The new law is based on the European Union's Intellectual Property Rights Enforcement Direction (IPRED). Under the new law, copyright holders obtain a court order forcing ISPs to fork over IP addresses that are sharing copyrighted materials.
According to Christian Engstrom, vice-chariment of the Swedish Pirate Party, the initial traffic drop was expected. "One of the reasons is that it takes people a few weeks to figure out how to change their security settings so that they can share files anonymously," he said.
He also stated that there are an estimated 2 million computers sharing files in Sweden pointing out that getting busted for file sharing is still a small risk. While the law is intended to hinder and stop the large offenders, the new policy also opens the doors for larger entities to go after small offenders as well.
Only time will tell how well the new policy will work.

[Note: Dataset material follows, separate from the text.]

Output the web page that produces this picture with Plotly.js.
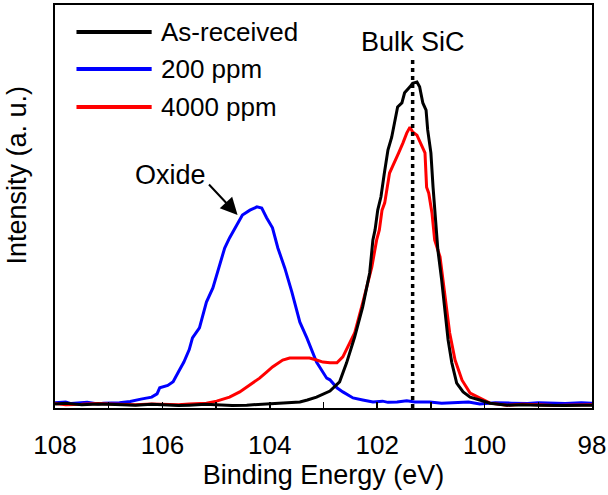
<!DOCTYPE html>
<html>
<head>
<meta charset="utf-8">
<script src="https://cdn.plot.ly/plotly-3.0.1.min.js"></script>
<style>html,body{margin:0;padding:0;background:#fff;}#chart{width:608px;height:495px;}</style>
</head>
<body>
<div id="chart"></div>
<script>
// Binding energy (eV) and intensity (arbitrary units)
const seriesNames = ["As-received", "200 ppm", "4000 ppm"];
const seriesColors = ["#000000", "#0000ff", "#ff0000"];

const asReceivedE = [108.0, 107.8, 107.5, 107.2, 107.0, 106.7, 106.5, 106.2, 106.0, 105.7, 105.5, 105.2, 105.0, 104.7, 104.43, 104.2, 104.0, 103.7, 103.44, 103.3, 103.13, 102.88, 102.70, 102.57, 102.42, 102.27, 102.14, 102.08, 102.04, 101.99, 101.93, 101.87, 101.80, 101.73, 101.67, 101.62, 101.54, 101.49, 101.39, 101.34, 101.26, 101.21, 101.15, 101.09, 101.06, 101.00, 100.96, 100.91, 100.89, 100.87, 100.80, 100.74, 100.68, 100.61, 100.52, 100.40, 100.27, 100.09, 99.90, 99.58, 99.3, 99.0, 98.7, 98.5, 98.2, 98.0];
const asReceivedI = [1.0, 1.2, 0.8, 1.0, 0.9, 0.7, 0.7, 0.9, 0.8, 0.6, 0.7, 0.9, 0.8, 0.6, 0.7, 0.9, 1.0, 1.2, 1.5, 2.0, 2.7, 4.2, 6.5, 11.2, 17.6, 25.1, 33.5, 41.7, 44.2, 49.1, 52.4, 58.0, 64.0, 67.2, 71.5, 74.7, 75.7, 78.2, 79.7, 80.6, 80.9, 79.7, 75.7, 73.9, 69.0, 63.3, 54.8, 46.7, 42.0, 39.2, 31.8, 23.6, 16.9, 11.2, 6.2, 4.0, 2.7, 2.0, 1.2, 0.7, 0.8, 0.7, 0.6, 0.6, 0.7, 0.7];

const ppm200E = [108.0, 107.8, 107.7, 107.4, 107.2, 107.1, 106.8, 106.6, 106.4, 106.2, 106.1, 106.05, 105.9, 105.8, 105.7, 105.6, 105.5, 105.44, 105.31, 105.18, 105.06, 104.93, 104.84, 104.75, 104.62, 104.51, 104.37, 104.24, 104.15, 104.06, 103.95, 103.85, 103.72, 103.59, 103.44, 103.31, 103.13, 102.94, 102.88, 102.75, 102.64, 102.45, 102.27, 102.08, 101.9, 101.8, 101.63, 101.45, 101.3, 101.02, 100.8, 100.6, 100.3, 100.09, 99.8, 99.5, 99.2, 99.0, 98.7, 98.5, 98.2, 98.0];
const ppm200I = [1.3, 1.5, 1.1, 1.4, 1.0, 1.2, 1.3, 1.6, 2.2, 2.7, 3.5, 5.0, 5.6, 6.5, 9.0, 11.4, 14.5, 17.4, 19.9, 26.3, 29.8, 35.5, 39.7, 42.2, 45.4, 47.9, 49.1, 49.9, 49.6, 47.2, 44.7, 39.7, 34.7, 28.8, 21.3, 17.4, 11.4, 7.4, 7.0, 5.0, 4.0, 2.5, 2.0, 1.5, 1.7, 1.4, 1.5, 1.8, 1.5, 1.5, 1.2, 1.3, 1.5, 1.0, 1.3, 1.2, 1.1, 1.3, 1.2, 1.1, 1.3, 1.2];

const ppm4000E = [108.0, 107.8, 107.5, 107.2, 107.0, 106.7, 106.5, 106.2, 106.0, 105.7, 105.5, 105.18, 104.99, 104.75, 104.56, 104.37, 104.19, 104.06, 103.95, 103.76, 103.63, 103.44, 103.26, 103.13, 103.01, 102.88, 102.75, 102.64, 102.51, 102.42, 102.27, 102.10, 102.01, 101.96, 101.91, 101.86, 101.77, 101.67, 101.60, 101.52, 101.45, 101.39, 101.34, 101.26, 101.17, 101.11, 101.08, 101.04, 100.98, 100.93, 100.83, 100.74, 100.65, 100.55, 100.42, 100.27, 100.09, 99.90, 99.58, 99.3, 99.0, 98.7, 98.5, 98.2, 98.0];
const ppm4000I = [1.1, 0.8, 0.9, 1.1, 1.0, 0.8, 0.8, 1.0, 0.9, 0.8, 1.0, 1.2, 1.7, 2.7, 4.0, 5.7, 7.4, 8.9, 10.2, 11.9, 12.4, 12.4, 12.4, 11.9, 11.4, 11.2, 11.2, 12.7, 16.1, 18.6, 26.1, 35.0, 41.7, 44.2, 49.1, 50.9, 58.3, 61.5, 63.3, 65.8, 68.2, 69.7, 68.5, 67.7, 65.3, 63.3, 54.8, 53.3, 48.4, 41.7, 37.5, 28.5, 18.6, 11.9, 6.9, 3.7, 2.5, 1.2, 0.7, 0.9, 0.8, 0.6, 0.7, 0.8, 0.8];

const xTickVals = [108, 107, 106, 105, 104, 103, 102, 101, 100, 99, 98];
const xTickText = ["108", "", "106", "", "104", "", "102", "", "100", "", "98"];

const bulkSiCEnergy = 101.34;
const bulkSiCLineTop = 87.1;
const oxidePeak = {E: 104.60, I: 47.9};

const FONT = "Liberation Sans, Arial, sans-serif";

const xs = [asReceivedE, ppm200E, ppm4000E];
const ys = [asReceivedI, ppm200I, ppm4000I];
const order = [1, 2, 0];
const traces = order.map(i => ({
  type: "scatter", mode: "lines", name: seriesNames[i],
  x: xs[i], y: ys[i],
  line: {color: seriesColors[i], width: 3},
  showlegend: false
}));

// manual legend (long line samples as in reference)
const legendRowsY = [0.933, 0.841, 0.747];
const shapes = [
  {type: "line", xref: "x", yref: "y", x0: bulkSiCEnergy, x1: bulkSiCEnergy, y0: 0, y1: bulkSiCLineTop,
   line: {color: "#000", width: 3.5, dash: "4px,4px"}}
];
const annotations = [];
seriesNames.forEach((n, i) => {
  shapes.push({type: "line", xref: "paper", yref: "paper", x0: 0.040, x1: 0.180, y0: legendRowsY[i], y1: legendRowsY[i],
    line: {color: seriesColors[i], width: 4}});
  annotations.push({xref: "paper", yref: "paper", x: 0.193, y: legendRowsY[i], xanchor: "left", yanchor: "middle",
    text: n, showarrow: false, font: {family: FONT, size: 26, color: "#000"}});
});
annotations.push({xref: "x", yref: "y", x: bulkSiCEnergy, y: 90.8, text: "Bulk SiC", showarrow: false,
  xanchor: "center", yanchor: "middle", font: {family: FONT, size: 27, color: "#000"}});
annotations.push({xref: "x", yref: "y", x: 105.85, y: 57.8, text: "Oxide", showarrow: false,
  xanchor: "center", yanchor: "middle", font: {family: FONT, size: 27, color: "#000"}});
annotations.push({xref: "x", yref: "y", x: oxidePeak.E, y: oxidePeak.I, text: "", showarrow: true,
  ax: -30, ay: -32, arrowhead: 2, arrowsize: 1.7, arrowwidth: 2, arrowcolor: "#000"});
annotations.push({xref: "paper", yref: "paper", x: -0.070, y: 0.578, text: "Intensity (a. u.)", showarrow: false,
  textangle: -90, xanchor: "center", yanchor: "middle", font: {family: FONT, size: 27, color: "#000"}});

const layout = {
  width: 608, height: 495,
  margin: {l: 55, r: 16, t: 5, b: 87},
  paper_bgcolor: "#fff", plot_bgcolor: "#fff",
  font: {family: FONT, color: "#000"},
  showlegend: false,
  xaxis: {
    range: [108, 98], tickmode: "array", tickvals: xTickVals, ticktext: xTickText,
    ticks: "inside", ticklen: 6, tickwidth: 1.5, tickcolor: "#000",
    showline: true, linecolor: "#000", linewidth: 2, mirror: true,
    showgrid: false, zeroline: false,
    tickfont: {family: FONT, size: 26, color: "#000"},
    ticklabelstandoff: 13,
    title: {text: "Binding Energy (eV)", font: {family: FONT, size: 27, color: "#000"}, standoff: 3}
  },
  yaxis: {
    range: [0, 100], showticklabels: false, ticks: "",
    showline: true, linecolor: "#000", linewidth: 2, mirror: true,
    showgrid: false, zeroline: false
  },
  shapes: shapes,
  annotations: annotations
};

Plotly.newPlot("chart", traces, layout, {displayModeBar: false, staticPlot: true});
</script>
</body>
</html>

BitTorrent giant The Pirate Bay resides in Sweden and it will also be interesting to see how the new law will affect them, especially considering the pending verdict with their trial.
A number of book publishers in Sweden have applied to the courts, on the day the law came out, forcing an ISP to disclose the details of one file-sharer who, the publishers claim, has more than 3,000 audio books on his server.
Speaking to the BBC, Kjell Bohlund - chair of the Swedish Publishers' Association - said that until the new law was passed, they were virtually powerless to act.
"Before 1 April, the only thing we could do about illegal file sharing was to refer it to the police, who were very reluctant to take it on."